Gardeners can adapt plants to their garden's soil by varying watering schedules, duration and frequency. Or, says Bish, instead of planting at the soil line, a plant requiring fast drainage can be seated 2 inches higher. Then dress the area with 6 inches of mulch to give it a reasonable chance. He recommends using chopped, ground trees, sometimes available from tree services.
How hardy is the plant?
"In this area we are generally zone 7 or 8," says Prag. "You can often experiment and try plants from one zone warmer (9) or several zones colder (4-5)."
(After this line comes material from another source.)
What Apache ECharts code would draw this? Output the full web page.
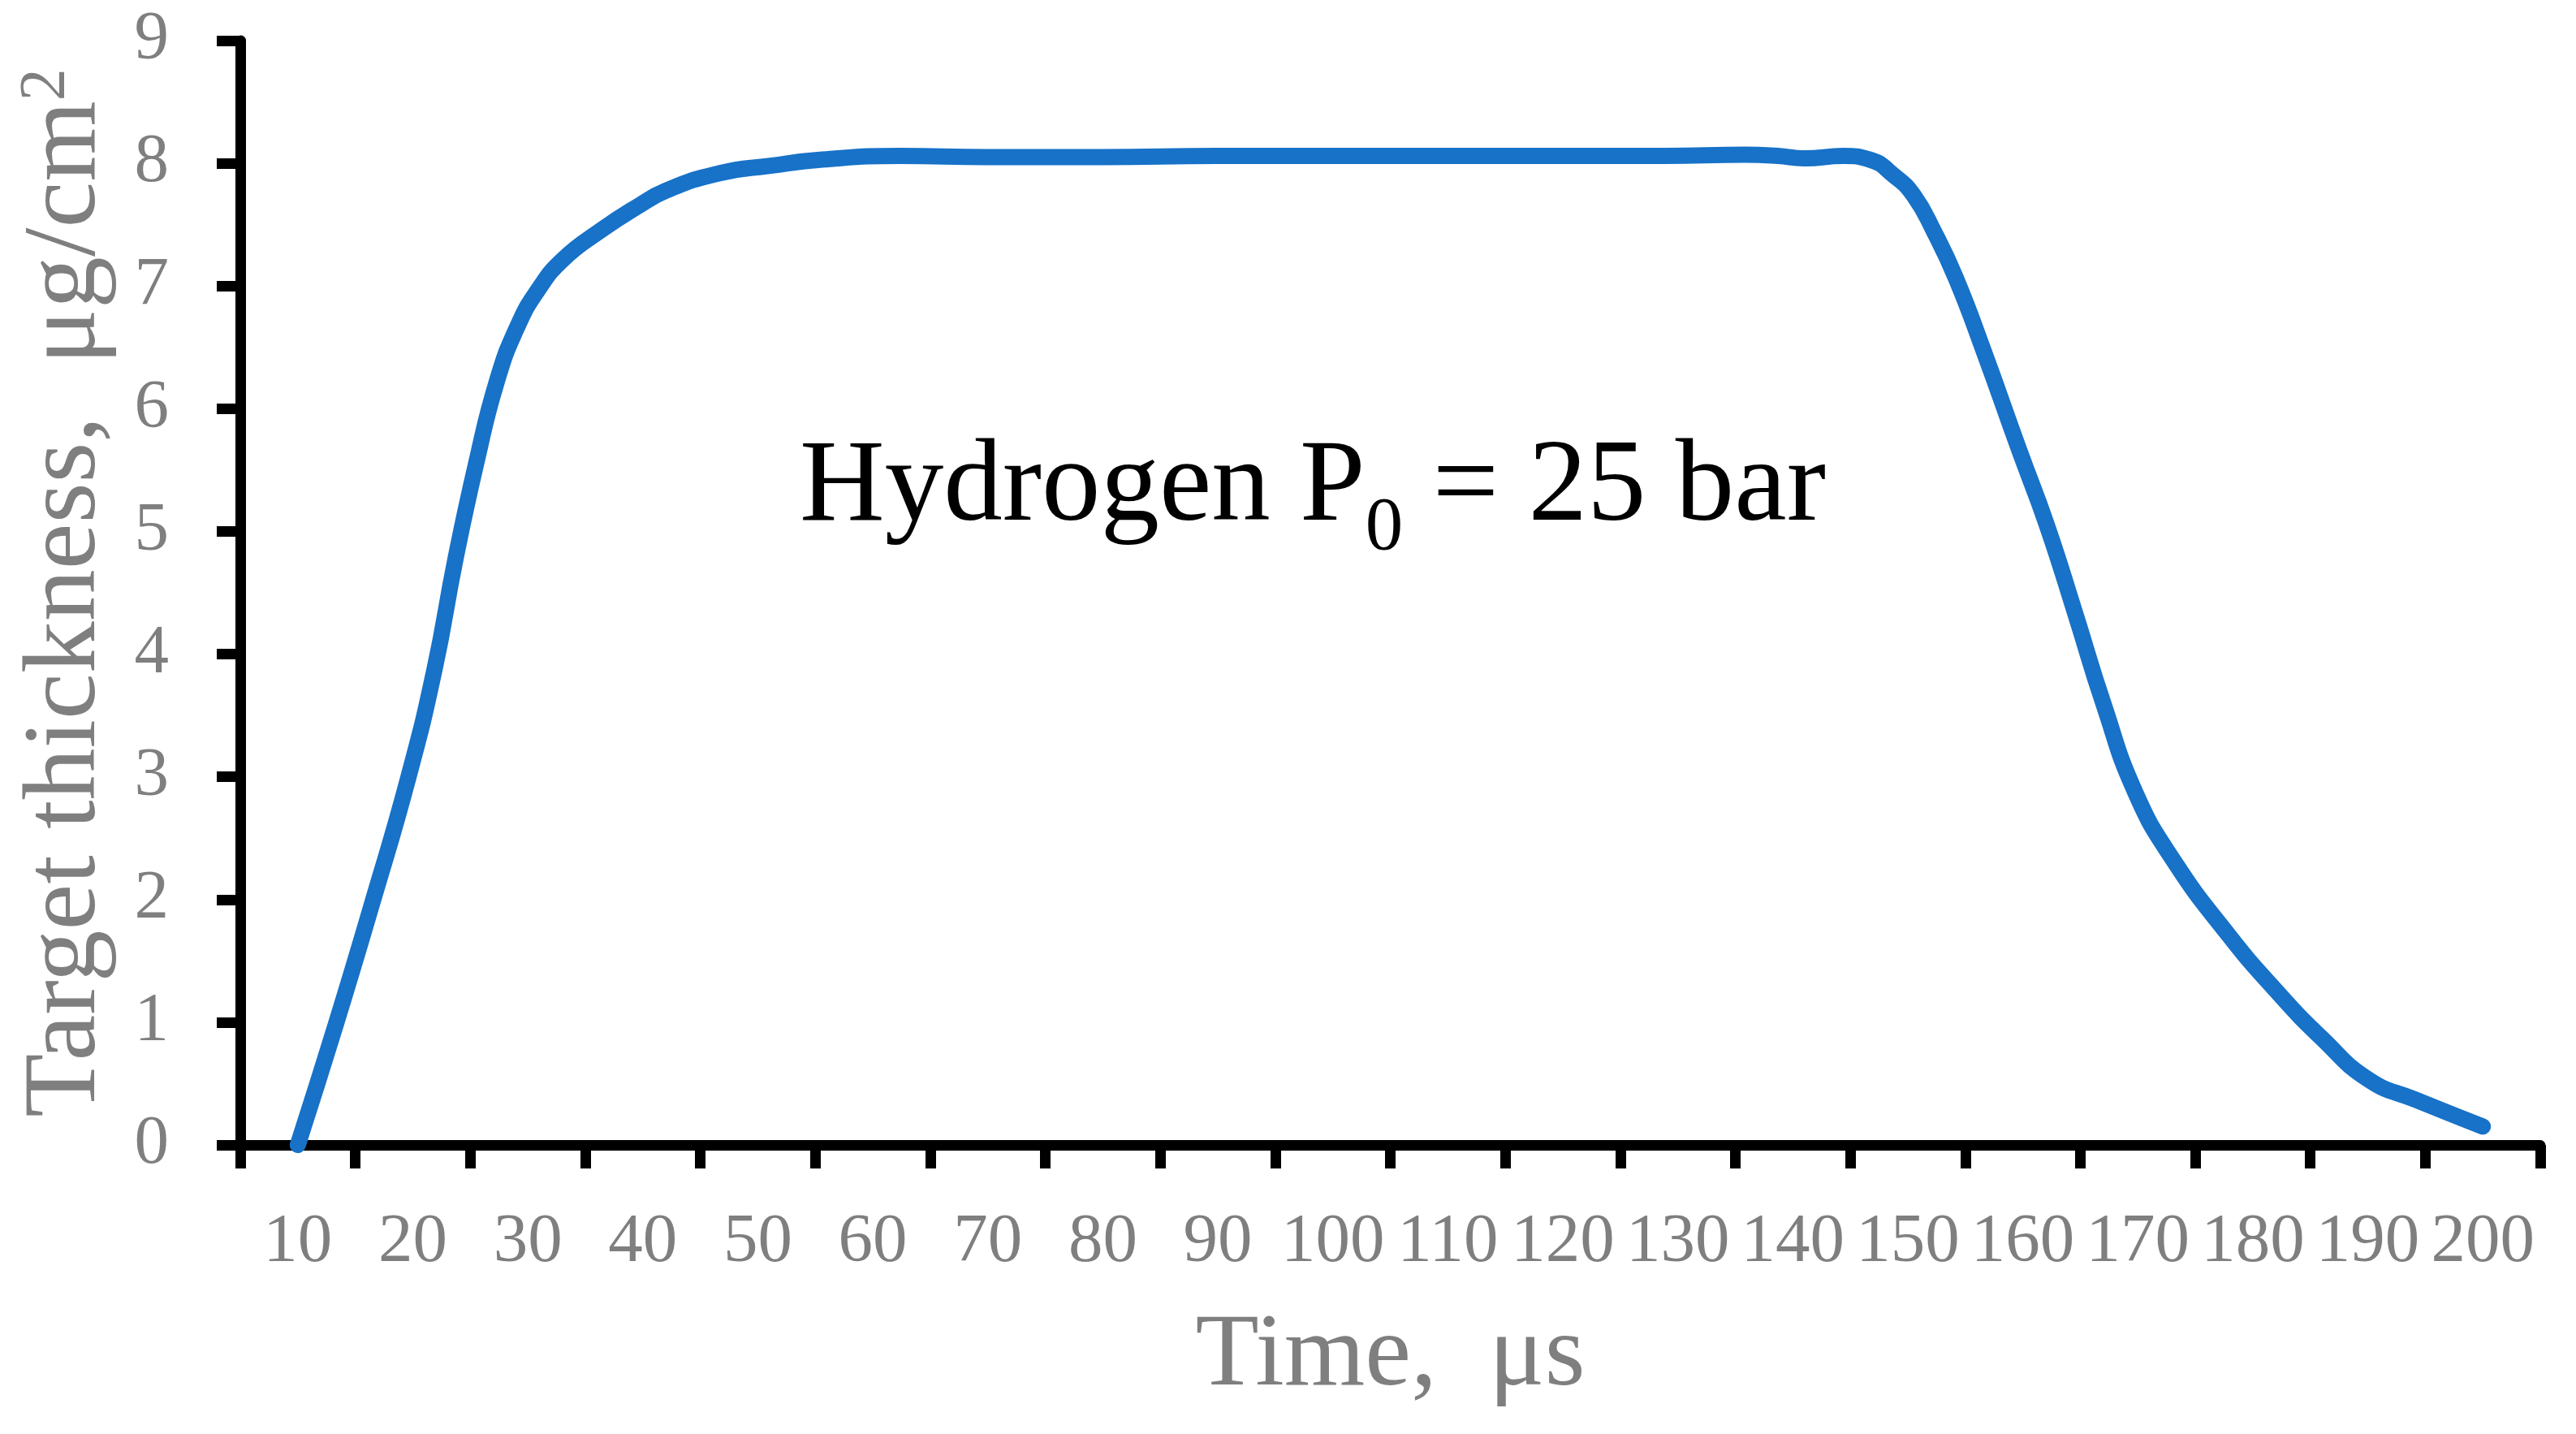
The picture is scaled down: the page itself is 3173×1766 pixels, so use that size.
<!DOCTYPE html>
<html>
<head>
<meta charset="utf-8">
<title>Target thickness</title>
<script src="https://cdn.jsdelivr.net/npm/echarts@6/dist/echarts.min.js"></script>
<style>
html, body {
  margin: 0;
  padding: 0;
  background: #fff;
}
#chart {
  width: 3173px;
  height: 1766px;
}
</style>
</head>
<body>
<div id="chart"></div>
<script>
// category tick labels on the time axis
const timeLabels = ['10', '20', '30', '40', '50', '60', '70', '80', '90', '100',
  '110', '120', '130', '140', '150', '160', '170', '180', '190', '200']

// curve: time (us) and target thickness (ug/cm2)
const timeUs = [10, 13.3, 16.5, 19.6, 21.9, 23.7, 25.5, 27.3, 29.1, 30.9,
  33.1, 36.3, 39.4, 42.1, 46.7, 51.1, 55.6, 62.4, 70, 80,
  90, 100, 110, 120, 128.8, 135.9, 138.7, 141, 144.4, 146.7,
  148.8, 150.5, 152.3, 154.2, 156.6, 159.7, 162.1, 164.6, 167, 169.8,
  173.1, 177.9, 182, 186, 190.1, 194.1, 200]
const thickness = [0, 0.98, 1.98, 2.99, 3.88, 4.77, 5.55, 6.22, 6.67, 6.97,
  7.22, 7.45, 7.64, 7.78, 7.92, 7.98, 8.03, 8.06, 8.05, 8.05,
  8.06, 8.06, 8.06, 8.06, 8.06, 8.07, 8.06, 8.04, 8.06, 8.03,
  7.9, 7.74, 7.44, 7.06, 6.47, 5.66, 5.05, 4.32, 3.6, 2.87,
  2.32, 1.71, 1.26, 0.87, 0.53, 0.37, 0.15]

const yTicks = { min: 0, max: 9, interval: 1 }

const FONT = 'Liberation Serif'
const GRAY = '#7f7f7f'

const chart = echarts.init(document.getElementById('chart'))

const points = timeUs.map((t, i) => [t, thickness[i]])

const option = {
  backgroundColor: '#fff',
  animation: false,
  grid: {
    left: 296,
    right: 44,
    top: 50,
    bottom: 356
  },
  xAxis: [
    {
      type: 'category',
      data: timeLabels,
      boundaryGap: true,
      axisLine: { show: true, lineStyle: { color: '#000', width: 13 } },
      axisTick: { show: true, interval: 0, length: 29, lineStyle: { color: '#000', width: 13 } },
      axisLabel: {
        interval: 0,
        margin: 78,
        color: GRAY,
        fontSize: 85,
        fontFamily: FONT
      },
      splitLine: { show: false },
      name: 'Time,  μs',
      nameLocation: 'middle',
      nameGap: 197,
      nameTextStyle: { color: GRAY, fontSize: 128, fontFamily: FONT }
    },
    {
      // hidden value axis that places the curve in microseconds
      type: 'value',
      min: 5,
      max: 205,
      show: false
    }
  ],
  yAxis: {
    type: 'value',
    min: yTicks.min,
    max: yTicks.max,
    interval: yTicks.interval,
    axisLine: { show: true, lineStyle: { color: '#000', width: 13 } },
    axisTick: { show: true, length: 29, lineStyle: { color: '#000', width: 13 } },
    axisLabel: {
      margin: 88,
      color: GRAY,
      fontSize: 85,
      fontFamily: FONT
    },
    splitLine: { show: false },
    name: '{t|Target thickness,  μg/cm}{sup|2}',
    nameLocation: 'middle',
    nameGap: 150,
    nameTextStyle: {
      color: GRAY,
      fontFamily: FONT,
      rich: {
        t: { fontSize: 128, lineHeight: 128, verticalAlign: 'middle', color: GRAY, fontFamily: FONT },
        sup: { fontSize: 80, lineHeight: 80, verticalAlign: 'top', color: GRAY, fontFamily: FONT }
      }
    }
  },
  graphic: [
    {
      type: 'text',
      x: 985,
      y: 505,
      style: {
        text: '{m|Hydrogen P}{sub|0}{m| = 25 bar}',
        verticalAlign: 'top',
        rich: {
          m: { fontSize: 145, lineHeight: 193, verticalAlign: 'middle', fill: '#000', fontFamily: FONT },
          sub: { fontSize: 93, lineHeight: 93, verticalAlign: 'bottom', fill: '#000', fontFamily: FONT }
        }
      }
    }
  ],
  series: [
    {
      type: 'line',
      xAxisIndex: 1,
      data: points,
      smooth: 0.5,
      showSymbol: false,
      lineStyle: { color: '#1772c8', width: 20, cap: 'round', join: 'round' }
    }
  ]
}

chart.setOption(option)
window.addEventListener('resize', () => chart.resize())
</script>
</body>
</html>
In addition, look at the heat tolerance of the plant, especially if it will be a long-lived landscape plant, such as a tree. Summers appear to be getting longer and drier, another impact on vigor. The trick is to know the plant's needs and then be flexible.
"It's the difference between working with 'Ma nature' and trying to sneak by with what you can," says Prag. "She is generally pretty easygoing and will let you do that to some extent, but she knows."